*To be done*: Copy out the listing that follows, exactly, without its pictures.

*Data excerpt*:

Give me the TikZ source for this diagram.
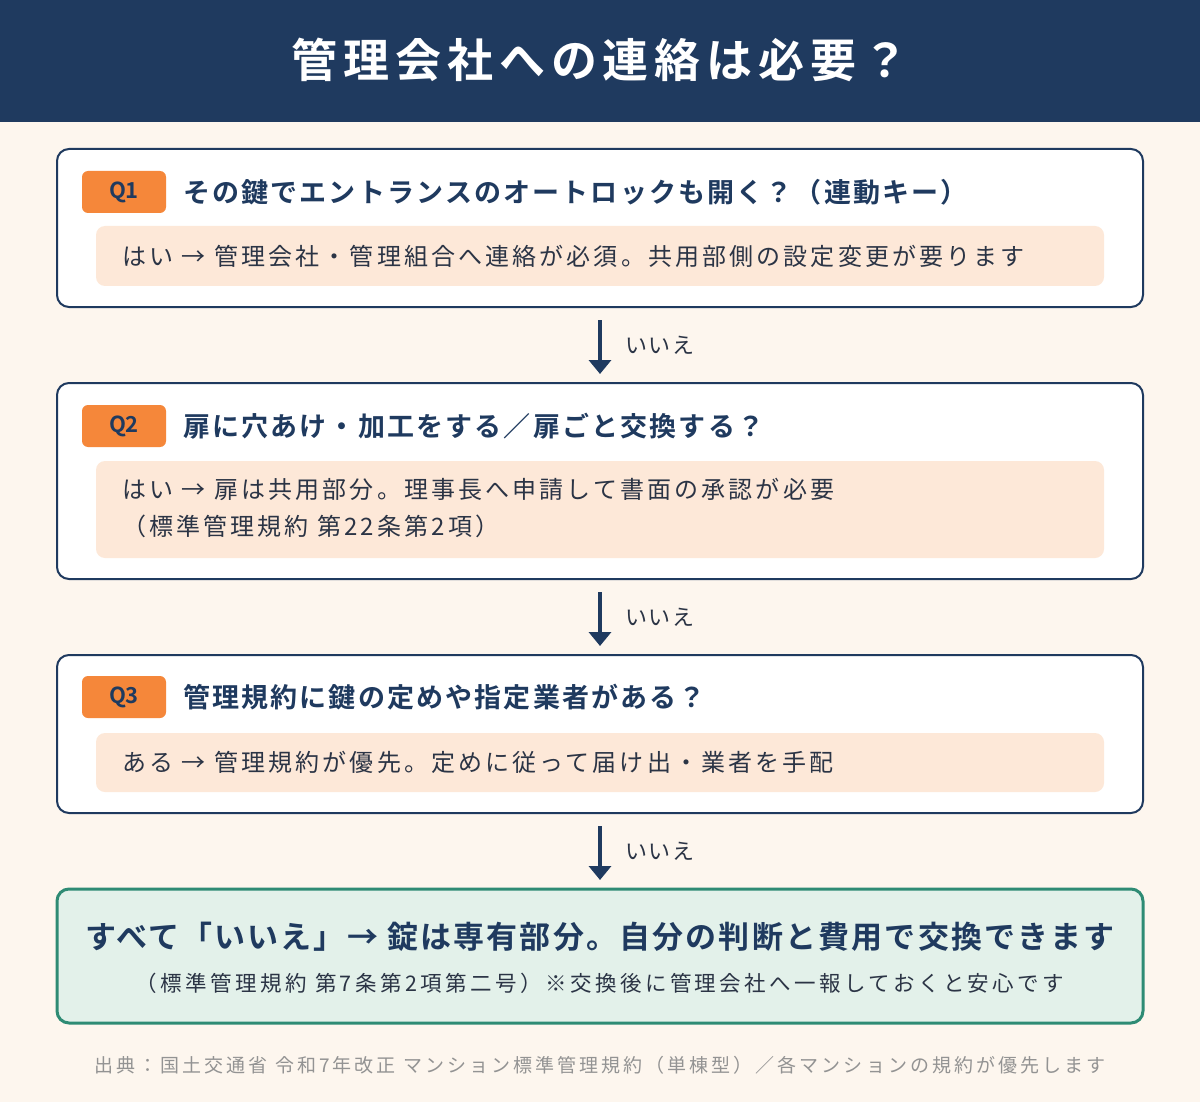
\documentclass[tikz,border=0pt]{standalone}
\usepackage{fontspec}
\setmainfont{Noto Sans CJK JP}[BoldFont={Noto Sans CJK JP Bold}]
\usetikzlibrary{arrows.meta}
\definecolor{navy}{HTML}{1F3A5F}
\definecolor{bg}{HTML}{FDF6EE}
\definecolor{org}{HTML}{F5873A}
\definecolor{ans}{HTML}{FDE8D8}
\definecolor{grn}{HTML}{2E8B74}
\definecolor{grnbg}{HTML}{E3F1EA}
\definecolor{txt}{HTML}{2B3445}
\newcommand{\ls}[1]{\addfontfeature{LetterSpace=#1}}
\begin{document}
\begin{tikzpicture}[x=1pt,y=-1pt,
 qbox/.style={draw=navy,line width=2pt,fill=white,rounded corners=12pt},
 abox/.style={fill=ans,rounded corners=9pt},
 badge/.style={fill=org,rounded corners=6pt,minimum width=84pt,minimum height=42pt,inner sep=0pt,font=\fontsize{22}{24}\selectfont\bfseries,text=navy},
 qtext/.style={anchor=west,font=\fontsize{27}{30}\selectfont\bfseries\ls{8},text=navy,inner sep=0pt},
 atext/.style={anchor=west,align=left,font=\fontsize{24}{37}\selectfont\ls{13},text=txt,inner sep=0pt},
 arr/.style={draw=navy,line width=4pt,-{Triangle[length=14pt,width=22pt]}},
 lbl/.style={anchor=west,font=\fontsize{22}{24}\selectfont\ls{8},text=txt,inner sep=0pt}]
\fill[bg] (0,0) rectangle (1200,1102);
\fill[navy] (0,0) rectangle (1200,122);
\node[text=white,font=\fontsize{46}{50}\selectfont\bfseries\ls{13}] (title) at (600,60) {管理会社への連絡は必要？};
% Q1
\draw[qbox] (57,149) rectangle (1143,307);
\node[badge] (q1) at (124,192) {Q1};
\node[qtext] (q1t) at (183,192) {その鍵でエントランスのオートロックも開く？（連動キー）};
\fill[abox] (96,226) rectangle (1104,286);
\node[atext] (a1) at (122,256) {はい → 管理会社・管理組合へ連絡が必須。共用部側の設定変更が要ります};
\coordinate (s1) at (600,320); \coordinate (e1) at (600,374);
\draw[arr] (s1) -- (e1);
\node[lbl] (l1) at (625,345) {いいえ};
% Q2
\draw[qbox] (57,383) rectangle (1143,579);
\node[badge] (q2) at (124,426) {Q2};
\node[qtext] (q2t) at (183,426) {扉に穴あけ・加工をする／扉ごと交換する？};
\fill[abox] (96,461) rectangle (1104,558);
\node[atext] (a2) at (122,508) {はい → 扉は共用部分。理事長へ申請して書面の承認が必要\\（標準管理規約 第22条第2項）};
\coordinate (s2) at (600,592); \coordinate (e2) at (600,646);
\draw[arr] (s2) -- (e2);
\node[lbl] (l2) at (625,617) {いいえ};
% Q3
\draw[qbox] (57,655) rectangle (1143,813);
\node[badge] (q3) at (124,697) {Q3};
\node[qtext] (q3t) at (183,697) {管理規約に鍵の定めや指定業者がある？};
\fill[abox] (96,733) rectangle (1104,792);
\node[atext] (a3) at (122,762) {ある → 管理規約が優先。定めに従って届け出・業者を手配};
\coordinate (s3) at (600,826); \coordinate (e3) at (600,880);
\draw[arr] (s3) -- (e3);
\node[lbl] (l3) at (625,851) {いいえ};
% final
\draw[draw=grn,line width=3pt,fill=grnbg,rounded corners=12pt] (57,889) rectangle (1143,1023);
\node[font=\fontsize{31}{34}\selectfont\bfseries\ls{7},text=navy] (f1) at (600,937) {すべて「いいえ」→ 錠は専有部分。自分の判断と費用で交換できます};
\node[font=\fontsize{21.5}{24}\selectfont\ls{16},text=txt] (f2) at (600,983) {（標準管理規約 第7条第2項第二号）※交換後に管理会社へ一報しておくと安心です};
\node[font=\fontsize{19}{22}\selectfont\ls{16},text=gray!85] (src) at (600,1065) {出典：国土交通省 令和7年改正 マンション標準管理規約（単棟型）／各マンションの規約が優先します};
\end{tikzpicture}
\end{document}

*Exercise result*:
Give me the TikZ source for this diagram.
\documentclass[tikz,border=0pt]{standalone}
\usepackage{fontspec}
\setmainfont{Noto Sans CJK JP}[BoldFont={Noto Sans CJK JP Bold}]
\usetikzlibrary{arrows.meta}
\definecolor{navy}{HTML}{1F3A5F}
\definecolor{bg}{HTML}{FDF6EE}
\definecolor{org}{HTML}{F5873A}
\definecolor{ans}{HTML}{FDE8D8}
\definecolor{grn}{HTML}{2E8B74}
\definecolor{grnbg}{HTML}{E3F1EA}
\definecolor{txt}{HTML}{2B3445}
\newcommand{\ls}[1]{\addfontfeature{LetterSpace=#1}}
\begin{document}
\begin{tikzpicture}[x=1pt,y=-1pt,
 qbox/.style={draw=navy,line width=2pt,fill=white,rounded corners=12pt},
 abox/.style={fill=ans,rounded corners=9pt},
 badge/.style={fill=org,rounded corners=6pt,minimum width=84pt,minimum height=42pt,inner sep=0pt,font=\fontsize{22}{24}\selectfont\bfseries,text=navy},
 qtext/.style={anchor=west,font=\fontsize{27}{30}\selectfont\bfseries\ls{8},text=navy,inner sep=0pt},
 atext/.style={anchor=west,align=left,font=\fontsize{24}{37}\selectfont\ls{13},text=txt,inner sep=0pt},
 arr/.style={draw=navy,line width=4pt,-{Triangle[length=14pt,width=22pt]}},
 lbl/.style={anchor=west,font=\fontsize{22}{24}\selectfont\ls{8},text=txt,inner sep=0pt}]
\fill[bg] (0,0) rectangle (1200,1102);
\fill[navy] (0,0) rectangle (1200,122);
\node[text=white,font=\fontsize{46}{50}\selectfont\bfseries\ls{13}] (title) at (600,60) {管理会社への連絡は必要？};
% Q1
\draw[qbox] (57,149) rectangle (1143,307);
\node[badge] (q1) at (124,192) {Q1};
\node[qtext] (q1t) at (183,192) {その鍵でエントランスのオートロックも開く？（連動キー）};
\fill[abox] (96,226) rectangle (1104,286);
\node[atext] (a1) at (122,256) {はい → 管理会社・管理組合へ連絡が必須。共用部側の設定変更が要ります};
\coordinate (s1) at (600,320); \coordinate (e1) at (600,374);
\draw[arr] (s1) -- (e1);
\node[lbl] (l1) at (625,345) {いいえ};
% Q2
\draw[qbox] (57,383) rectangle (1143,579);
\node[badge] (q2) at (124,426) {Q2};
\node[qtext] (q2t) at (183,426) {扉に穴あけ・加工をする／扉ごと交換する？};
\fill[abox] (96,461) rectangle (1104,558);
\node[atext] (a2) at (122,508) {はい → 扉は共用部分。理事長へ申請して書面の承認が必要\\（標準管理規約 第22条第2項）};
\coordinate (s2) at (600,592); \coordinate (e2) at (600,646);
\draw[arr] (s2) -- (e2);
\node[lbl] (l2) at (625,617) {いいえ};
% Q3
\draw[qbox] (57,655) rectangle (1143,813);
\node[badge] (q3) at (124,697) {Q3};
\node[qtext] (q3t) at (183,697) {管理規約に鍵の定めや指定業者がある？};
\fill[abox] (96,733) rectangle (1104,792);
\node[atext] (a3) at (122,762) {ある → 管理規約が優先。定めに従って届け出・業者を手配};
\coordinate (s3) at (600,826); \coordinate (e3) at (600,880);
\draw[arr] (s3) -- (e3);
\node[lbl] (l3) at (625,851) {いいえ};
% final
\draw[draw=grn,line width=3pt,fill=grnbg,rounded corners=12pt] (57,889) rectangle (1143,1023);
\node[font=\fontsize{31}{34}\selectfont\bfseries\ls{7},text=navy] (f1) at (600,937) {すべて「いいえ」→ 錠は専有部分。自分の判断と費用で交換できます};
\node[font=\fontsize{21.5}{24}\selectfont\ls{16},text=txt] (f2) at (600,983) {（標準管理規約 第7条第2項第二号）※交換後に管理会社へ一報しておくと安心です};
\node[font=\fontsize{19}{22}\selectfont\ls{16},text=gray!85] (src) at (600,1065) {出典：国土交通省 令和7年改正 マンション標準管理規約（単棟型）／各マンションの規約が優先します};
\end{tikzpicture}
\end{document}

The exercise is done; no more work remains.